### TASK PROMPT
Restate each of the lines given below, word for word.

BEGIN INFORMATION PROVIDED

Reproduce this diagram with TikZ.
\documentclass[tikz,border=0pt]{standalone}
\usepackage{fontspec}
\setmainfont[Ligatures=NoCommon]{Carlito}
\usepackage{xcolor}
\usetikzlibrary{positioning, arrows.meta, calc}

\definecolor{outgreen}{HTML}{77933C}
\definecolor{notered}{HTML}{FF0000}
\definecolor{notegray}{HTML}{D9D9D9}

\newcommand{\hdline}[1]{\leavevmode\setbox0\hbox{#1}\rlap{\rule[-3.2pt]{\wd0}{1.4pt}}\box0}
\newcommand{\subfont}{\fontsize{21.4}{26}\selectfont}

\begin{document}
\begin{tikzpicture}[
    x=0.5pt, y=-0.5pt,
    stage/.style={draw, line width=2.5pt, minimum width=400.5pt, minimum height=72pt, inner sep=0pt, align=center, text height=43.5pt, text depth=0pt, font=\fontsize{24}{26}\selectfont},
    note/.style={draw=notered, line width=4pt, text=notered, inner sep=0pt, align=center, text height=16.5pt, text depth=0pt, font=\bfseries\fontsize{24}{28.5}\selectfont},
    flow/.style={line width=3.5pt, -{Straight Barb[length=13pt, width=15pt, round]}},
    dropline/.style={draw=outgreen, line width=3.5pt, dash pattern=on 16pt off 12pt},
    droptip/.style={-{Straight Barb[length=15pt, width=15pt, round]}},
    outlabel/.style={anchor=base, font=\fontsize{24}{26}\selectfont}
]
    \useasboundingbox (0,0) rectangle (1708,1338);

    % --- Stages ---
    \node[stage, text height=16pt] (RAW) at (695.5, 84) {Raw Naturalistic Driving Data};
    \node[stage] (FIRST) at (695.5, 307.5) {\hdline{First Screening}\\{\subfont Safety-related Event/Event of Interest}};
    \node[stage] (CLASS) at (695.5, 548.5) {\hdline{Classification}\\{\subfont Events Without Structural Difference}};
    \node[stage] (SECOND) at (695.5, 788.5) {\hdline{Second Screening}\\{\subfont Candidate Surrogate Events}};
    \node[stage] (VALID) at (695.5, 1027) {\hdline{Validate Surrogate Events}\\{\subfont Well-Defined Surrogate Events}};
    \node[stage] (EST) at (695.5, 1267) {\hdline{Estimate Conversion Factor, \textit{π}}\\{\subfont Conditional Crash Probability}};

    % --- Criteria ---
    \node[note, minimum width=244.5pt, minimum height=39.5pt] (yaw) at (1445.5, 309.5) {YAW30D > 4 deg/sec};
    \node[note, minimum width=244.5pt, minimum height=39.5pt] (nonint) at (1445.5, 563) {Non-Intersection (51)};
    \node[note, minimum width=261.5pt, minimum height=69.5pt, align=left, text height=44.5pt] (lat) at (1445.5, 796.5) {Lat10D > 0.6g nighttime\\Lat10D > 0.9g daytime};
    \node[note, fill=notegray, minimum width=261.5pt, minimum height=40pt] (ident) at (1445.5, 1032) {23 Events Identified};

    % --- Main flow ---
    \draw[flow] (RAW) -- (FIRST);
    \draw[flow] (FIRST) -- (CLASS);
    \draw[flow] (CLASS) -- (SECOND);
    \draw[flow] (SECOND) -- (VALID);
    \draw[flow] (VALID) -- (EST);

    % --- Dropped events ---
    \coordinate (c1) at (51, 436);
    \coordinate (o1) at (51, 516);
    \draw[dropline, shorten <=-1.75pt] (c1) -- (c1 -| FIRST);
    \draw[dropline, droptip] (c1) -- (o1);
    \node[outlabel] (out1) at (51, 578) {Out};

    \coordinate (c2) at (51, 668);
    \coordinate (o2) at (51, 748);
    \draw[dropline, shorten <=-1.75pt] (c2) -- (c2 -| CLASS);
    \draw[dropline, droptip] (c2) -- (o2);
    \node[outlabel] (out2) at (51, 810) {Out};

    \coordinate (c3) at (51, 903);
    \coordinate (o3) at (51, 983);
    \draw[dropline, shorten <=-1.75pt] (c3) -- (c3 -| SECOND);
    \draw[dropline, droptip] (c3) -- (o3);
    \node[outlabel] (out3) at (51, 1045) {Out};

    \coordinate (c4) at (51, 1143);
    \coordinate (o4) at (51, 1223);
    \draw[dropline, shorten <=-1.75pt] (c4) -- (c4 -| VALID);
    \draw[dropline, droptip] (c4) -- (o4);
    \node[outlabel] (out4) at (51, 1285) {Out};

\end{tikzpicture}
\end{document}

END INFORMATION PROVIDED

### THE OUTPUT
Reproduce this diagram with TikZ.
\documentclass[tikz,border=0pt]{standalone}
\usepackage{fontspec}
\setmainfont[Ligatures=NoCommon]{Carlito}
\usepackage{xcolor}
\usetikzlibrary{positioning, arrows.meta, calc}

\definecolor{outgreen}{HTML}{77933C}
\definecolor{notered}{HTML}{FF0000}
\definecolor{notegray}{HTML}{D9D9D9}

\newcommand{\hdline}[1]{\leavevmode\setbox0\hbox{#1}\rlap{\rule[-3.2pt]{\wd0}{1.4pt}}\box0}
\newcommand{\subfont}{\fontsize{21.4}{26}\selectfont}

\begin{document}
\begin{tikzpicture}[
    x=0.5pt, y=-0.5pt,
    stage/.style={draw, line width=2.5pt, minimum width=400.5pt, minimum height=72pt, inner sep=0pt, align=center, text height=43.5pt, text depth=0pt, font=\fontsize{24}{26}\selectfont},
    note/.style={draw=notered, line width=4pt, text=notered, inner sep=0pt, align=center, text height=16.5pt, text depth=0pt, font=\bfseries\fontsize{24}{28.5}\selectfont},
    flow/.style={line width=3.5pt, -{Straight Barb[length=13pt, width=15pt, round]}},
    dropline/.style={draw=outgreen, line width=3.5pt, dash pattern=on 16pt off 12pt},
    droptip/.style={-{Straight Barb[length=15pt, width=15pt, round]}},
    outlabel/.style={anchor=base, font=\fontsize{24}{26}\selectfont}
]
    \useasboundingbox (0,0) rectangle (1708,1338);

    % --- Stages ---
    \node[stage, text height=16pt] (RAW) at (695.5, 84) {Raw Naturalistic Driving Data};
    \node[stage] (FIRST) at (695.5, 307.5) {\hdline{First Screening}\\{\subfont Safety-related Event/Event of Interest}};
    \node[stage] (CLASS) at (695.5, 548.5) {\hdline{Classification}\\{\subfont Events Without Structural Difference}};
    \node[stage] (SECOND) at (695.5, 788.5) {\hdline{Second Screening}\\{\subfont Candidate Surrogate Events}};
    \node[stage] (VALID) at (695.5, 1027) {\hdline{Validate Surrogate Events}\\{\subfont Well-Defined Surrogate Events}};
    \node[stage] (EST) at (695.5, 1267) {\hdline{Estimate Conversion Factor, \textit{π}}\\{\subfont Conditional Crash Probability}};

    % --- Criteria ---
    \node[note, minimum width=244.5pt, minimum height=39.5pt] (yaw) at (1445.5, 309.5) {YAW30D > 4 deg/sec};
    \node[note, minimum width=244.5pt, minimum height=39.5pt] (nonint) at (1445.5, 563) {Non-Intersection (51)};
    \node[note, minimum width=261.5pt, minimum height=69.5pt, align=left, text height=44.5pt] (lat) at (1445.5, 796.5) {Lat10D > 0.6g nighttime\\Lat10D > 0.9g daytime};
    \node[note, fill=notegray, minimum width=261.5pt, minimum height=40pt] (ident) at (1445.5, 1032) {23 Events Identified};

    % --- Main flow ---
    \draw[flow] (RAW) -- (FIRST);
    \draw[flow] (FIRST) -- (CLASS);
    \draw[flow] (CLASS) -- (SECOND);
    \draw[flow] (SECOND) -- (VALID);
    \draw[flow] (VALID) -- (EST);

    % --- Dropped events ---
    \coordinate (c1) at (51, 436);
    \coordinate (o1) at (51, 516);
    \draw[dropline, shorten <=-1.75pt] (c1) -- (c1 -| FIRST);
    \draw[dropline, droptip] (c1) -- (o1);
    \node[outlabel] (out1) at (51, 578) {Out};

    \coordinate (c2) at (51, 668);
    \coordinate (o2) at (51, 748);
    \draw[dropline, shorten <=-1.75pt] (c2) -- (c2 -| CLASS);
    \draw[dropline, droptip] (c2) -- (o2);
    \node[outlabel] (out2) at (51, 810) {Out};

    \coordinate (c3) at (51, 903);
    \coordinate (o3) at (51, 983);
    \draw[dropline, shorten <=-1.75pt] (c3) -- (c3 -| SECOND);
    \draw[dropline, droptip] (c3) -- (o3);
    \node[outlabel] (out3) at (51, 1045) {Out};

    \coordinate (c4) at (51, 1143);
    \coordinate (o4) at (51, 1223);
    \draw[dropline, shorten <=-1.75pt] (c4) -- (c4 -| VALID);
    \draw[dropline, droptip] (c4) -- (o4);
    \node[outlabel] (out4) at (51, 1285) {Out};

\end{tikzpicture}
\end{document}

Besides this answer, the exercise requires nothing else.